# [Set task]
Exactly the lines from the line containing "Write the React, TypeScript" through the line containing "const xTicks = [0, 50, 100, 150, 200];" are to be echoed, with both included and pictures left out.

══ Provided data

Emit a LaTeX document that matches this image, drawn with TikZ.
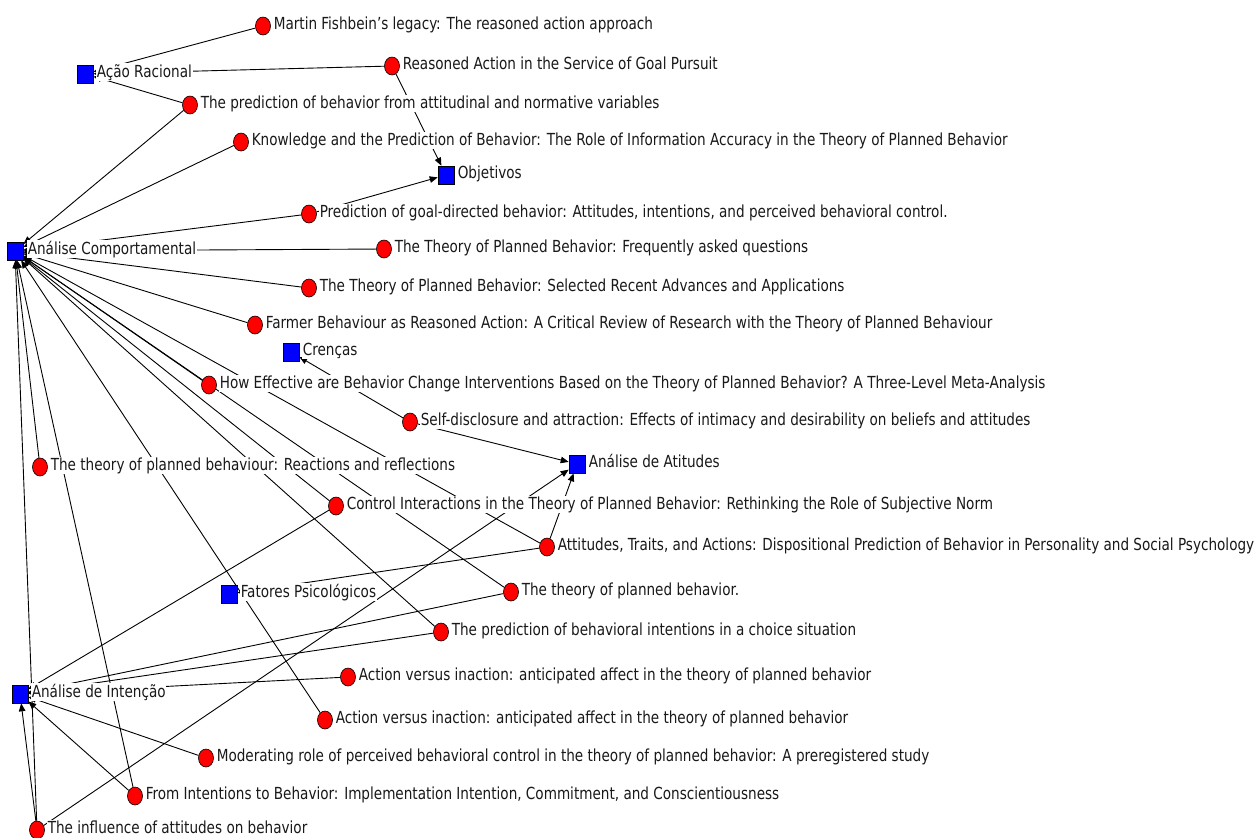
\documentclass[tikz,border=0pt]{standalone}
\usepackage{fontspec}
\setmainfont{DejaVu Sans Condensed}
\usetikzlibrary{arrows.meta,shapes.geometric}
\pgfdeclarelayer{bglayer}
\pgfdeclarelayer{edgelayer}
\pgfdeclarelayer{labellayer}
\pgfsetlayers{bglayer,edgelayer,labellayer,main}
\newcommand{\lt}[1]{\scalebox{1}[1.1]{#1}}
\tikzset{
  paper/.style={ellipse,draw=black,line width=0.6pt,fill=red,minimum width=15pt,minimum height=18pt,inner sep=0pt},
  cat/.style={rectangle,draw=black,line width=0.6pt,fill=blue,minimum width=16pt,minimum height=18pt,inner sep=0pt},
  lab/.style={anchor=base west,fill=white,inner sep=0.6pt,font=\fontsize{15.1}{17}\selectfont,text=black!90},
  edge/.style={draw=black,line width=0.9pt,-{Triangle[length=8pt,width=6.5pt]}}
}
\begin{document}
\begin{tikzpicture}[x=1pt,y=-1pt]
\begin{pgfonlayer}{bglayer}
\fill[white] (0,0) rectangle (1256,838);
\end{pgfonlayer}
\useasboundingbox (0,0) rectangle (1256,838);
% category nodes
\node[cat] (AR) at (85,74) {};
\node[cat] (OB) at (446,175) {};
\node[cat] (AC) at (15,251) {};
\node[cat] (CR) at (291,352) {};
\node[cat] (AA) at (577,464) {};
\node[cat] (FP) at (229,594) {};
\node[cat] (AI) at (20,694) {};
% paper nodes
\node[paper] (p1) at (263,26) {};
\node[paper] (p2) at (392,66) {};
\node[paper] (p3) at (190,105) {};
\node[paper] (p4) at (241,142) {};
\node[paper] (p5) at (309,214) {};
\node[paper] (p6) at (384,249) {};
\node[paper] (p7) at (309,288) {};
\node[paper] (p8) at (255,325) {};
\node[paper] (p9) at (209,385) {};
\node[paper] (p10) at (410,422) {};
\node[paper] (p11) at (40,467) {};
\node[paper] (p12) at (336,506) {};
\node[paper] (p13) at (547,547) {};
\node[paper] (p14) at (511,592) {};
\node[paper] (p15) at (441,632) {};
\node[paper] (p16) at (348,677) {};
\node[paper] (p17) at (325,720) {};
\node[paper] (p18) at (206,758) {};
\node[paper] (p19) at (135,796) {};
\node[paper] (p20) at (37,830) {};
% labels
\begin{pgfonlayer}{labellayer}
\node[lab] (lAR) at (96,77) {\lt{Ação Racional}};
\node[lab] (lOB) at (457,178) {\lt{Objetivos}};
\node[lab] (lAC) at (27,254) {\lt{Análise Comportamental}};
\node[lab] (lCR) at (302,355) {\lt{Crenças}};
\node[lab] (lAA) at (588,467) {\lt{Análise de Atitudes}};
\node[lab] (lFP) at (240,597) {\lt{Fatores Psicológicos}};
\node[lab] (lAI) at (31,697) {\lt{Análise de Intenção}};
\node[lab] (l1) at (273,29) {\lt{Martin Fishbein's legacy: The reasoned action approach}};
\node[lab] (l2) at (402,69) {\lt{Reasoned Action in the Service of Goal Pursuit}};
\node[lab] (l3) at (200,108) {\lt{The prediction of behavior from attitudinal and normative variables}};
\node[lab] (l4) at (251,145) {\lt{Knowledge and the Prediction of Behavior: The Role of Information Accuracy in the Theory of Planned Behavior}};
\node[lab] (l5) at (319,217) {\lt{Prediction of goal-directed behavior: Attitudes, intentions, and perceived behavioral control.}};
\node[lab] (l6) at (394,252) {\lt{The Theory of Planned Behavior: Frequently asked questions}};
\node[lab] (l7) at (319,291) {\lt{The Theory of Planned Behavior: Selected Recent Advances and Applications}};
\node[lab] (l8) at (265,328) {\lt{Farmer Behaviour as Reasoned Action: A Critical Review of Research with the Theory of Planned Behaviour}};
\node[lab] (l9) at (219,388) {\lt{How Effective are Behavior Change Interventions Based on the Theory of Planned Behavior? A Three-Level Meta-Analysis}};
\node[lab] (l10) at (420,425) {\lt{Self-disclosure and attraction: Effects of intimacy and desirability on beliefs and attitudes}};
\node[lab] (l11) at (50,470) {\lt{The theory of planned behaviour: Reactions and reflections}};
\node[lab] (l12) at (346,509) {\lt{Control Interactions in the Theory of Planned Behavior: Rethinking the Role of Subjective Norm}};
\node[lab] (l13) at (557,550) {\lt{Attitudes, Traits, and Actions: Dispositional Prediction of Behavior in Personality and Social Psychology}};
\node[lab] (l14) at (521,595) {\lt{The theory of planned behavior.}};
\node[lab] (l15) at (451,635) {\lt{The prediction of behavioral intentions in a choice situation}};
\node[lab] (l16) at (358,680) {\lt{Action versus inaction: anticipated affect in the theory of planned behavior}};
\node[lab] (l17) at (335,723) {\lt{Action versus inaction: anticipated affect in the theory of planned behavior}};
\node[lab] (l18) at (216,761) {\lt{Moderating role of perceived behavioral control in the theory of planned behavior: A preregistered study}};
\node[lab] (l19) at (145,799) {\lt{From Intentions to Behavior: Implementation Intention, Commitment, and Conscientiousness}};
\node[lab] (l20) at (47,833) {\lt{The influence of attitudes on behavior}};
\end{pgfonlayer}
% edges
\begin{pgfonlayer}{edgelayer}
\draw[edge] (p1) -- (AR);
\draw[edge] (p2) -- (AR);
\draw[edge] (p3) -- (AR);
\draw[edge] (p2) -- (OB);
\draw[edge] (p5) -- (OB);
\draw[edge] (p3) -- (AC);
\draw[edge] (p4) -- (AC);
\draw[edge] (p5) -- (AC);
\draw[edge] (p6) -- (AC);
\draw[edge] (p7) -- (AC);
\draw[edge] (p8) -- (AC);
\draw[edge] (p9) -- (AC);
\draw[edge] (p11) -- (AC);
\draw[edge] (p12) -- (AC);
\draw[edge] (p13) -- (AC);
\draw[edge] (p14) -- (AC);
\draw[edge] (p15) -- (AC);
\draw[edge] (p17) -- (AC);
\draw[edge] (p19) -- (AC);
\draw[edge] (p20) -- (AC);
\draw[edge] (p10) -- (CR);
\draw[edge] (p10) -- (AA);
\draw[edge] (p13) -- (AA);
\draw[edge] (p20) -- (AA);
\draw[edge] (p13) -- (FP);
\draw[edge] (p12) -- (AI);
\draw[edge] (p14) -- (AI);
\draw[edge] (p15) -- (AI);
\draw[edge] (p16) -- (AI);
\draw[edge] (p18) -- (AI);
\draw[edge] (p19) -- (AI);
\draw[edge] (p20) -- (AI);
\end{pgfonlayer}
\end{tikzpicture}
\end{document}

════
══ Provided data

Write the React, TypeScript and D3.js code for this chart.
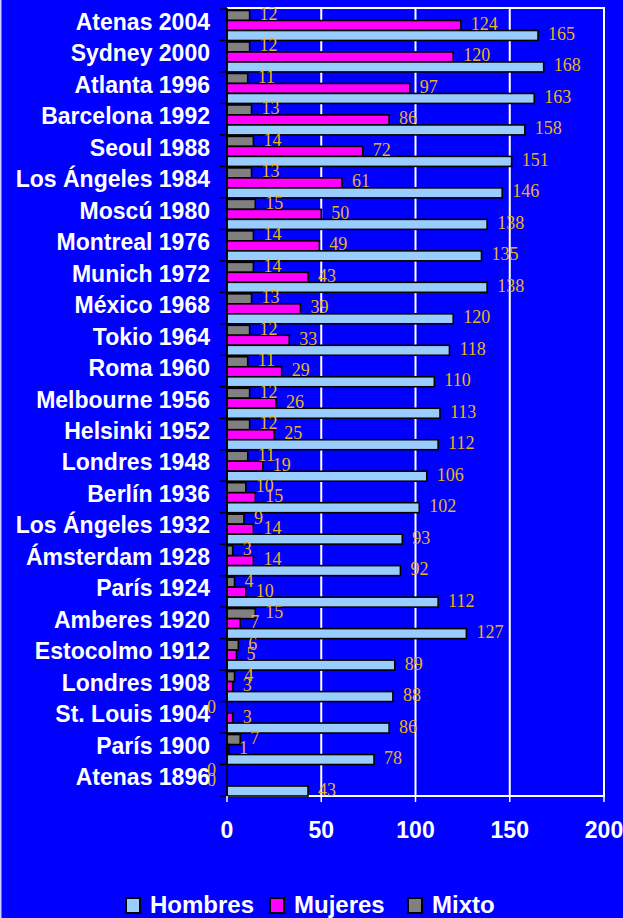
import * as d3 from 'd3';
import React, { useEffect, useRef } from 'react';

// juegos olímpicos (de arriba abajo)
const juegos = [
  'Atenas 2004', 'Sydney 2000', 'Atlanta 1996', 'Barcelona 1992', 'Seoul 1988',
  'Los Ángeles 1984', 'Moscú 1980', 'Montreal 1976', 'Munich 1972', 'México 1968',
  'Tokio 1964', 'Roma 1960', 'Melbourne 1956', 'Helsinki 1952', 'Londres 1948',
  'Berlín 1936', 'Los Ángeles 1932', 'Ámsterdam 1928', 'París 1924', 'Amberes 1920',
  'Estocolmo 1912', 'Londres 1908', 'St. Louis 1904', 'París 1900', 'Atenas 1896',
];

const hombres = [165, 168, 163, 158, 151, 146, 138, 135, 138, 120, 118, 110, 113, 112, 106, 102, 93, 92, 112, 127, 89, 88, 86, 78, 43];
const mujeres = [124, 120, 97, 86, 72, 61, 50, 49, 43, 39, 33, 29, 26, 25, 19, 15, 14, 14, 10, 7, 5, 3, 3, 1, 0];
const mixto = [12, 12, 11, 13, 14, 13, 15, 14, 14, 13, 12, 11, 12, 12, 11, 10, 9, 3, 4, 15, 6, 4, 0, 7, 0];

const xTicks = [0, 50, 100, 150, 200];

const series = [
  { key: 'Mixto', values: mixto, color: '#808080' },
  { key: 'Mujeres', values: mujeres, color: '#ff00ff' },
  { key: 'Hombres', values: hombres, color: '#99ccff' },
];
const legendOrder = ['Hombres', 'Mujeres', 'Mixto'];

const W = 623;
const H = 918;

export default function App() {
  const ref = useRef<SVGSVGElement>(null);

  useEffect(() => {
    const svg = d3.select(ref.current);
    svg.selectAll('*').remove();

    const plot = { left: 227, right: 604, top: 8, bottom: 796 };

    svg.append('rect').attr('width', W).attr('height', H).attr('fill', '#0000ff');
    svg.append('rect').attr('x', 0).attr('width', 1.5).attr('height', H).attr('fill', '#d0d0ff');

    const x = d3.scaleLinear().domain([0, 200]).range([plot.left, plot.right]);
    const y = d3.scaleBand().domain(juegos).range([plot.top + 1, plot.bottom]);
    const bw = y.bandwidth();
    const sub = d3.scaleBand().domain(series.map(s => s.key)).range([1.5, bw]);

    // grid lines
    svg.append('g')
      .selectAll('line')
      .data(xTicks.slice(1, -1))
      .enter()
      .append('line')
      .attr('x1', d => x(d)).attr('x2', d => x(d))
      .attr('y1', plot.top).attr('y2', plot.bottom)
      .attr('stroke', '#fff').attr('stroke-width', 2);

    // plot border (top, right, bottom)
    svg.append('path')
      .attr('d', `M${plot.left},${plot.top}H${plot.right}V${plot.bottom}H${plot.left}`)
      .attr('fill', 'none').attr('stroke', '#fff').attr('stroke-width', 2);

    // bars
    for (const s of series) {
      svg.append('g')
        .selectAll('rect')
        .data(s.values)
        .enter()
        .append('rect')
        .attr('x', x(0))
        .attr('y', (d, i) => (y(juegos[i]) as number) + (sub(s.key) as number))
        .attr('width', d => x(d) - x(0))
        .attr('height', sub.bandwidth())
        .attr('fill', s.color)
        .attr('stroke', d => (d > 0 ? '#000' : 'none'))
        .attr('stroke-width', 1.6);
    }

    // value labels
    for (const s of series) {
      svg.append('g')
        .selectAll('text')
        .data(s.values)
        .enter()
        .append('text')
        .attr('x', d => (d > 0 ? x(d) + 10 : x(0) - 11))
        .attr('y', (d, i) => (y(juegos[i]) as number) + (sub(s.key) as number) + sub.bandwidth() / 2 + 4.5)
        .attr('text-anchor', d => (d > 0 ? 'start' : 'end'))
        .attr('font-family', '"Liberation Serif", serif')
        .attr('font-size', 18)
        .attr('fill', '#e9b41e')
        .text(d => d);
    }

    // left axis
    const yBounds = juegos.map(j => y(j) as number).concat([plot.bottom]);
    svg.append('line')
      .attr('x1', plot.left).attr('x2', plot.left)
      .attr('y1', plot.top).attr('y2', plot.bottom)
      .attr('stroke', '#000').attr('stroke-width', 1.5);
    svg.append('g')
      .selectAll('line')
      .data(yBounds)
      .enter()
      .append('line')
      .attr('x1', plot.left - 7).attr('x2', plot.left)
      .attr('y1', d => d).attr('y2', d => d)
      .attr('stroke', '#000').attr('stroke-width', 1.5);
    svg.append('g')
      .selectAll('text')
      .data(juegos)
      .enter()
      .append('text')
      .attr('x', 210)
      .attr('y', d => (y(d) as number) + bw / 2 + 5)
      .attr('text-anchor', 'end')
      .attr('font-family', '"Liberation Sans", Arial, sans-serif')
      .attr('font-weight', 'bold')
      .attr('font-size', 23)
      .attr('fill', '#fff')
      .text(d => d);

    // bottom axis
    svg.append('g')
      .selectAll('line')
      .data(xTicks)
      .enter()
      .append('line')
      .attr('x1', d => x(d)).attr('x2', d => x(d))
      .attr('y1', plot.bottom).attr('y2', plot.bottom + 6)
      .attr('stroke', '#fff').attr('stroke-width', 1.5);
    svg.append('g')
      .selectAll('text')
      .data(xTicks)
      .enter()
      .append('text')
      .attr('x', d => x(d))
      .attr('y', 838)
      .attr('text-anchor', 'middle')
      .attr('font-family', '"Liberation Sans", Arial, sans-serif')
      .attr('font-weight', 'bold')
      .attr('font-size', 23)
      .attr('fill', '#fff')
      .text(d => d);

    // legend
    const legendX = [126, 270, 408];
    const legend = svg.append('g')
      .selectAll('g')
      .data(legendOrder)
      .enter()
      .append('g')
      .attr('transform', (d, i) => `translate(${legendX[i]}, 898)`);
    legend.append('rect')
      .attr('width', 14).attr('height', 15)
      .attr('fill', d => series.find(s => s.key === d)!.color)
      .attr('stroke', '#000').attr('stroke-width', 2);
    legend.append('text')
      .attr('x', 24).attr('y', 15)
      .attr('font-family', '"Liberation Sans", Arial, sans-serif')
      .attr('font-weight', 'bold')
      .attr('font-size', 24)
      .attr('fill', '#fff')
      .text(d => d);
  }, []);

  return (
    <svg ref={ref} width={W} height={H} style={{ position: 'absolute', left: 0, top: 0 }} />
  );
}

════
══ Provided data

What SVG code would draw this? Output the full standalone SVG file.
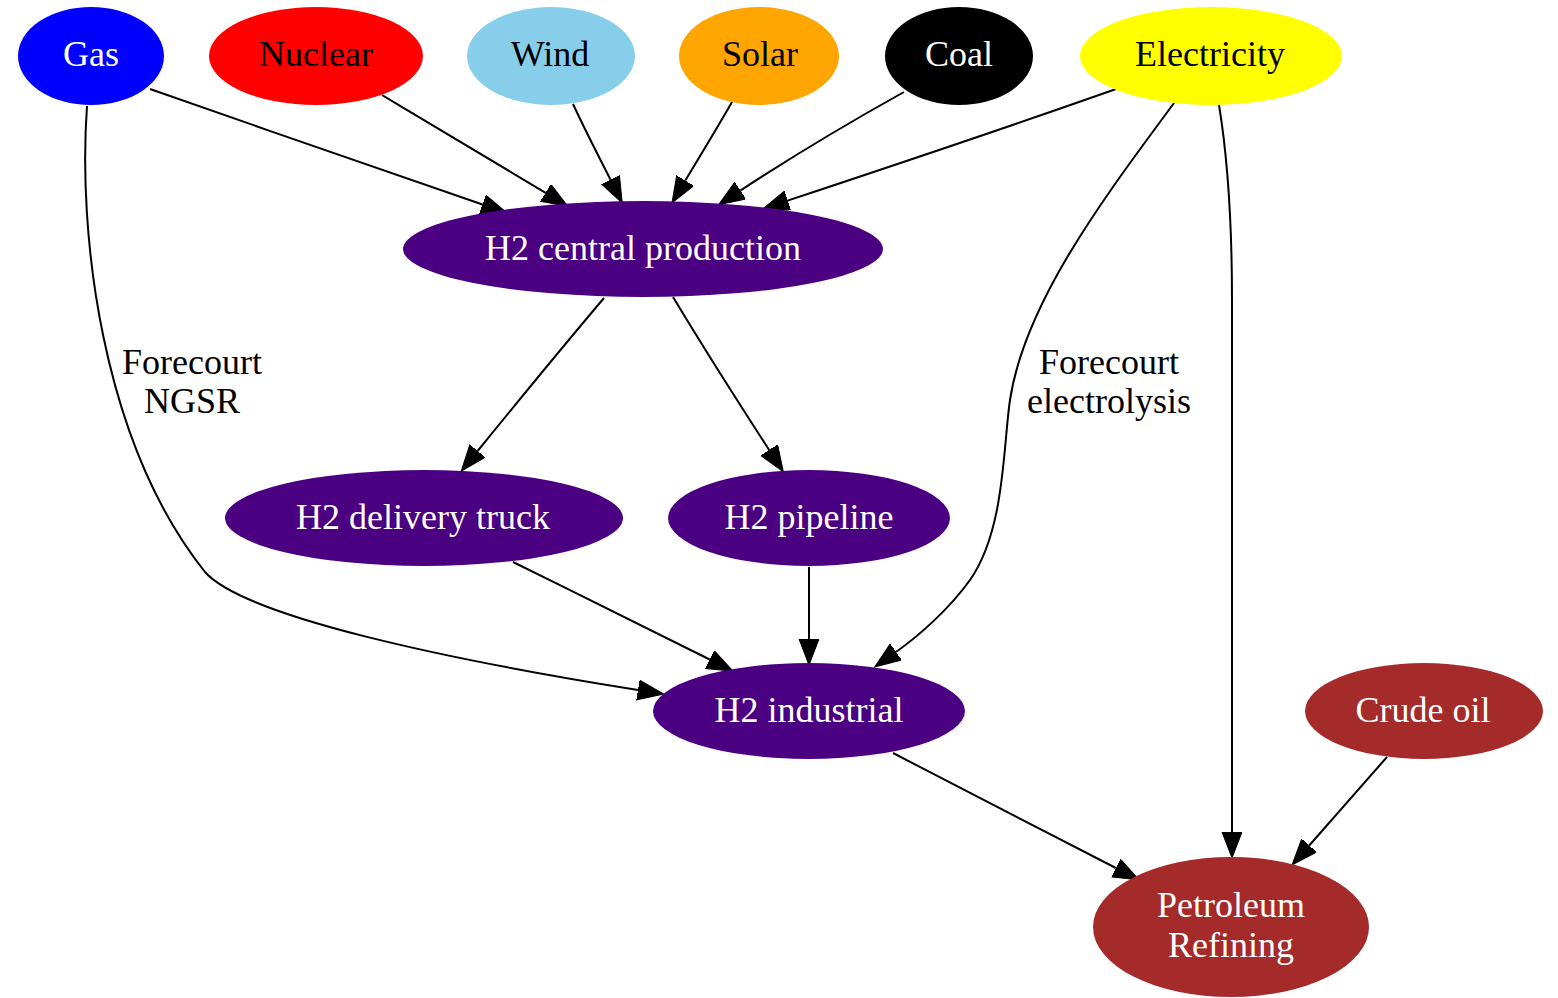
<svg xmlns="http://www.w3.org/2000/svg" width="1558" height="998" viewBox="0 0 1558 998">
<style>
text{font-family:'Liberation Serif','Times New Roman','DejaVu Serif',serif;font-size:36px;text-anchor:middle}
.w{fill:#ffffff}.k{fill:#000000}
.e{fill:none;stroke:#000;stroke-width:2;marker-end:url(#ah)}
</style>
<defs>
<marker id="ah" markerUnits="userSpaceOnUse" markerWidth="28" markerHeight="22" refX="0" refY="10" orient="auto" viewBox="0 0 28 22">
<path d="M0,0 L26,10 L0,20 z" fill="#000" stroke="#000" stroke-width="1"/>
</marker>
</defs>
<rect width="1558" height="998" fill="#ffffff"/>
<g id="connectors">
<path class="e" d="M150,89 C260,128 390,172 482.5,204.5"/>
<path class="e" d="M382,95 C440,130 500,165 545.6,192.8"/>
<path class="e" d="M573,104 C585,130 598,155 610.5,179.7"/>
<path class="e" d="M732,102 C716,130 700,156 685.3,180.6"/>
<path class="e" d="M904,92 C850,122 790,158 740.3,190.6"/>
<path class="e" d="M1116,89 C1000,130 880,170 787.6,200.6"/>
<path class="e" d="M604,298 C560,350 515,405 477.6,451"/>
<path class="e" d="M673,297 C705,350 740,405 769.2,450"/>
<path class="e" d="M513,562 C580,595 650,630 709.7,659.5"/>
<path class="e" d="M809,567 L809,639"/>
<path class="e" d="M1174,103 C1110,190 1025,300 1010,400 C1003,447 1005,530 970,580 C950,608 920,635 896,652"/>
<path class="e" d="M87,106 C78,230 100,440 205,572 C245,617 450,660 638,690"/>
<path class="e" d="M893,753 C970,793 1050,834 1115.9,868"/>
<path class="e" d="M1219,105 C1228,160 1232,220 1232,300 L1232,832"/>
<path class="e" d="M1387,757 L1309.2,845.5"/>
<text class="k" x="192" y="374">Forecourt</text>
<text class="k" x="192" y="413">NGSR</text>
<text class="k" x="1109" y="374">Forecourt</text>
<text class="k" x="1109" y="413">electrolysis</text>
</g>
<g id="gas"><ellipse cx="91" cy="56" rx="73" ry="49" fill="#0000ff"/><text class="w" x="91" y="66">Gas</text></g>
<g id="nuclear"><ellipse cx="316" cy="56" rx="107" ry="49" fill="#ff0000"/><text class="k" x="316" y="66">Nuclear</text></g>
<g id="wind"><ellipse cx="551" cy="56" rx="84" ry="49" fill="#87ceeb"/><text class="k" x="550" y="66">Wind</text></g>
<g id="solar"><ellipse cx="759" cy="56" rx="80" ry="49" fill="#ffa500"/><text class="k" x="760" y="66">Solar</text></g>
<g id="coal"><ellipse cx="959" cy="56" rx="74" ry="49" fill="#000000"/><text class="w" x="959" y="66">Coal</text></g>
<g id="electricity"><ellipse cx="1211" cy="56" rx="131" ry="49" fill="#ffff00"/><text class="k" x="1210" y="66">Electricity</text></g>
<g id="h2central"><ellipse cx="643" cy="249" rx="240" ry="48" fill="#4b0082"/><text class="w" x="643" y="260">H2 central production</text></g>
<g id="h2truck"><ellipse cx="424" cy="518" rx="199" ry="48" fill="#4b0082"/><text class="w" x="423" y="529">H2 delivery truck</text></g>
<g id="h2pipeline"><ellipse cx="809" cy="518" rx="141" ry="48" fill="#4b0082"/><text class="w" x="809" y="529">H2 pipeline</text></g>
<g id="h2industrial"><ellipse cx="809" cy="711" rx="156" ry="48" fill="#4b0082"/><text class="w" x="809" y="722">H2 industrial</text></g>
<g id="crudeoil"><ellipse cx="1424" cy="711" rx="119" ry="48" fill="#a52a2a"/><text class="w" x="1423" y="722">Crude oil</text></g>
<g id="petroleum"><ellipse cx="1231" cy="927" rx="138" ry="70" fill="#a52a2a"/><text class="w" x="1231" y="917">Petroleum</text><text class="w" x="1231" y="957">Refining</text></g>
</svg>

════

# [Answer to this task]
Write the React, TypeScript and D3.js code for this chart.
import * as d3 from 'd3';
import React, { useEffect, useRef } from 'react';

// juegos olímpicos (de arriba abajo)
const juegos = [
  'Atenas 2004', 'Sydney 2000', 'Atlanta 1996', 'Barcelona 1992', 'Seoul 1988',
  'Los Ángeles 1984', 'Moscú 1980', 'Montreal 1976', 'Munich 1972', 'México 1968',
  'Tokio 1964', 'Roma 1960', 'Melbourne 1956', 'Helsinki 1952', 'Londres 1948',
  'Berlín 1936', 'Los Ángeles 1932', 'Ámsterdam 1928', 'París 1924', 'Amberes 1920',
  'Estocolmo 1912', 'Londres 1908', 'St. Louis 1904', 'París 1900', 'Atenas 1896',
];

const hombres = [165, 168, 163, 158, 151, 146, 138, 135, 138, 120, 118, 110, 113, 112, 106, 102, 93, 92, 112, 127, 89, 88, 86, 78, 43];
const mujeres = [124, 120, 97, 86, 72, 61, 50, 49, 43, 39, 33, 29, 26, 25, 19, 15, 14, 14, 10, 7, 5, 3, 3, 1, 0];
const mixto = [12, 12, 11, 13, 14, 13, 15, 14, 14, 13, 12, 11, 12, 12, 11, 10, 9, 3, 4, 15, 6, 4, 0, 7, 0];

const xTicks = [0, 50, 100, 150, 200];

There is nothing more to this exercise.